Maham Rahimi, MD, PhD, a fifth-year vascular surgery resident, has been singled out by trauma, transplant and cardiac, to name a few off-service rotations, as having provided excellent, mature and outstanding care for patients. Since joining integrated vascular residency, Maham has been actively involved in the training of medical students has received praise from junior residents and rotating medical students for his dedicated to supervised responsibility and teaching both in the operating room and on the wards. He holds a patent for the Smart Chest Tube, a flexible and camera-equipped device developed with the Department of Mechanical and Materials Engineering at the UC College of Engineering and Applied Science to provide greater precision in locating and treating pleural effusion or fluid around the lungs, in cancer and pneumonia patients.
In addition to the residents and fellows, five attending physicians were honored with Doctors’ Day Awards by UC Medical Center. They were:
Satwant Singh, MD, professor in the Division of Nephrology, Kidney CARE Program, received the Exemplary Physician Award. The honor is given to the attending physician with a distinguished career at UC Medical Center who has made major contributions to its clinical mission of providing life-changing, patient-centered care and has significant participation in either; education of the next generation of health care professionals or innovation through ground-breaking research.
Louis B. Louis IV, MD, chief of cardiac surgery, received the Impact Award. The honor is given to the attending physician who has one to 10 years tenure at UC Medical Center and has demonstrated leadership and improvement in a specific area of the hospital. The honoree has introduced new skills/procedures, developed new programs, introduced new levels of professionalism and/or enhanced the delivery of patient care through the provision of cutting-edge research.
Vivek Narendran, MD, professor of pediatrics, received the Sustained Excellence Award.

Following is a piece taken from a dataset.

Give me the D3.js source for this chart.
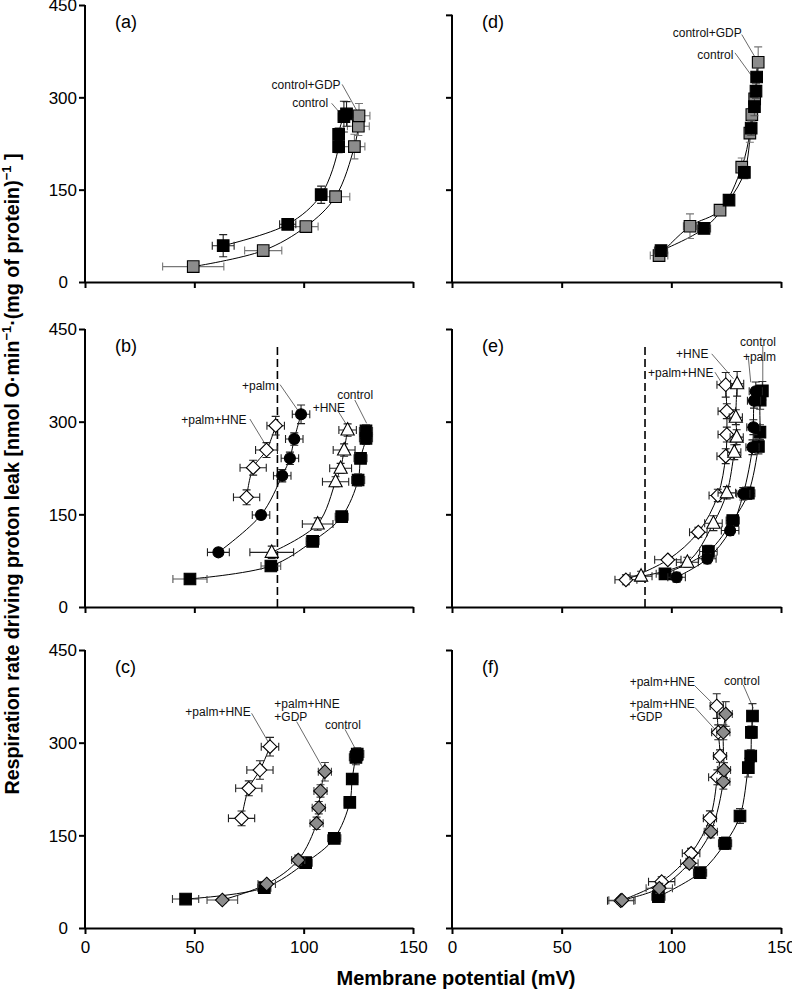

The honor is given to the attending physician who has provided clinical leadership over time, consistently leading by example, taking on difficult assignments, and promoting innovative approaches to longstanding issues. The honoree is recognized outside of her specialty and unit either as a leader/champion or behind the scenes removing obstacles and barriers
Renee Hebbeler-Clark, MD, assistant professor in the Division of Pulmonary, Critical Care and Sleep Medicine, has received the Collaborator Award, an honor given to the attending physician who has demonstrated success with multidisciplinary teams, developing strong positive physician and nursing relationship and advocating for solutions that resulted in sustained improvements.
Yash Patil, MD, associate professor in the Department of Otolaryngology, received the Clinical MVP Award. The honor is given to an attending physician who has a highly productive clinical practice who also maintains excellent clinical outcomes and high patient satisfaction. It recognizes the physician who makes a significant contribution to our inpatient, outpatient, and/or procedural patient care, quality and patient experience.